Linguistic situation
Franciscus Kuiper was the first to suggest that Nihali may be unrelated to any other Indian language, with the non-Korku, non-Dravidian core vocabulary being the remnant of an earlier population in India. However, he did not rule out that it may be a Munda language, like Korku. Kuiper suggested that Nihali may differ from neighbouring languages, such as Korku, mostly in its function as an argot, such as a thieves' cant. Kuiper's assertions stem, in part, from the fact that many oppressed groups within India have used secret languages to prevent outsiders from understanding them.
 
Linguist Norman Zide describes the recent history of the language  as follows:
"Nihali's borrowings are far more massive than in such textbook examples of heavy outside acquisition as Albanian." In this respect, says Zide, modern Nihali seems comparable to hybridised dialects of Romani spoken in Western Europe. Zide claims that this is a result of a historical process that began with a massacre of Nihalis in the early 19th century, organised by one of the rulers of the area, supposedly in response to "marauding". Zide alleges that, afterwards, the Nihalis "decimated in size", have "functioned largely as raiders and thieves ... who [have] disposed of ... stolen goods" through "outside associates".  Zide adds that Nihali society has "long been multilingual, and uses Nihali as a more or less secret language which is not ordinarily revealed to outsiders" and that early researchers "attempting to learn the language were, apparently, deliberately rebuffed or misled".

Some Korku-speakers refuse to acknowledge the Nihali as a distinct community, and describe the emergence of the Nihalis as resulting from a disruption of Korku civil society.

The Nihali live similarly to the Kalto. That and the fact that Kalto has often been called Nahali led to confusion of the two languages.

Phonology 

Lengthening of vowels is phonemic.

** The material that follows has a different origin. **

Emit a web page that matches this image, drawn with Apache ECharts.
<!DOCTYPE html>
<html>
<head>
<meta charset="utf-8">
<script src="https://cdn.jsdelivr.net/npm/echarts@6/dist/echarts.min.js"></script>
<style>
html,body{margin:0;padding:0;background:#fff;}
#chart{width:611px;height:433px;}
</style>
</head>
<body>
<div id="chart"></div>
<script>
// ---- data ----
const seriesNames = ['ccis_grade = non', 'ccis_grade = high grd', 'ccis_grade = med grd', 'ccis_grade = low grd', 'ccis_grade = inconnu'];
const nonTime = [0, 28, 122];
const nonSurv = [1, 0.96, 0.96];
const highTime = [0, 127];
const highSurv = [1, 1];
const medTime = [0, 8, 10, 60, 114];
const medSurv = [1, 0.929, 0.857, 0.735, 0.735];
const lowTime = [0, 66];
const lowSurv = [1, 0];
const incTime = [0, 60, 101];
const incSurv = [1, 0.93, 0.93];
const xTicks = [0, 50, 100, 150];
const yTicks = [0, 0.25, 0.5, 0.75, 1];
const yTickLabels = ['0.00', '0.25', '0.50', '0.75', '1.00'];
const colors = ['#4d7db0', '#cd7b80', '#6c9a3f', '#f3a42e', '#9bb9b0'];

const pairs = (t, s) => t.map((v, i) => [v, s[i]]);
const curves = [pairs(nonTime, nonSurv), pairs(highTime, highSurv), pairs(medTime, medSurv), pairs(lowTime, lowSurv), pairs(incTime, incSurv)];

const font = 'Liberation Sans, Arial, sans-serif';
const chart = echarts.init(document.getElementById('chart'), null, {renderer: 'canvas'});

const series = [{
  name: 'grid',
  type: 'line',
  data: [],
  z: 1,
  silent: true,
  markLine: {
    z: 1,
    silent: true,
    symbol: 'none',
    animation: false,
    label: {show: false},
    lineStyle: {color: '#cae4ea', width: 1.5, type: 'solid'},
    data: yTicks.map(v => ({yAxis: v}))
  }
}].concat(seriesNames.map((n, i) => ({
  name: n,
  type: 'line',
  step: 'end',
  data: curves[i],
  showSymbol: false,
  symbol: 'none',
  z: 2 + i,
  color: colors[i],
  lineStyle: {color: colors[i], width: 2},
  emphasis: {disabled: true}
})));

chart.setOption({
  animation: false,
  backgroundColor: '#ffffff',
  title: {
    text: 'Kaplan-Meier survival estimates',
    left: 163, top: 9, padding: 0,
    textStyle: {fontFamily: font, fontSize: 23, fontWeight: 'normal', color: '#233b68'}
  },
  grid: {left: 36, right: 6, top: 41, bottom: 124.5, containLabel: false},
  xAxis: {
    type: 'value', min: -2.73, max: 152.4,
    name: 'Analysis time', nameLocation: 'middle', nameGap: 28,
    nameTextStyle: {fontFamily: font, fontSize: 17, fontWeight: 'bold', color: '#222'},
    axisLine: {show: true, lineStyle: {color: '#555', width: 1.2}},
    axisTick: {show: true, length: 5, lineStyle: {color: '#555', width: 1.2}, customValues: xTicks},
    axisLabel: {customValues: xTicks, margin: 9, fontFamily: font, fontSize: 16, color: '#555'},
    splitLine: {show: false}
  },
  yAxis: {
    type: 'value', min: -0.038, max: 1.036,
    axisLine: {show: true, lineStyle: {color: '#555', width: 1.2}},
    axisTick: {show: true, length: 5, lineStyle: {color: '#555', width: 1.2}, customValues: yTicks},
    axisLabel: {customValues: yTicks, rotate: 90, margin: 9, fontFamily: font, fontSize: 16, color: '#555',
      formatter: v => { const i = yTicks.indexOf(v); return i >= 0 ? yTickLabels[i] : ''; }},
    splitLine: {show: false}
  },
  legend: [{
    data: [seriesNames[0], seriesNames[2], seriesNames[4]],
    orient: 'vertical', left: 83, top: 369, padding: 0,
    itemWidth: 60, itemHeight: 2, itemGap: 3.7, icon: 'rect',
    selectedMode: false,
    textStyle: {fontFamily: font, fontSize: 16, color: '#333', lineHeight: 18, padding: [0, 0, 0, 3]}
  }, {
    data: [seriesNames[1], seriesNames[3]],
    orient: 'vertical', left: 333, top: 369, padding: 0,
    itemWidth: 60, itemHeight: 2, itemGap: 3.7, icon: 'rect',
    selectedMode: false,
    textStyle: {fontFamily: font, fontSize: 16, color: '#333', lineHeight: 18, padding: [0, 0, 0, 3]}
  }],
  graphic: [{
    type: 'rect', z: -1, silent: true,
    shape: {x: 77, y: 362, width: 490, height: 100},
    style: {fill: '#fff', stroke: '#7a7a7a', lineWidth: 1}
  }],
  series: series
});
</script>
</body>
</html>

The vowels [e] and [o] have lower varieties at the end of morphemes.

Nasalization is rare and tends to occur in borrowed words.

There are 33 consonants. Unaspirated stops are more frequent than aspirated stops.

Lexicon
Below are some Nihali basic vocabulary words without clear external parallels (in Korku, Hindi, Marathi, Dravidian, etc.) listed in the appendix of Nagaraja (2014).

Body parts

Animals and plants

Natural phenomena

Material culture, kinship

Verbs
(In Nihali, many verbs are suffixed with -be.)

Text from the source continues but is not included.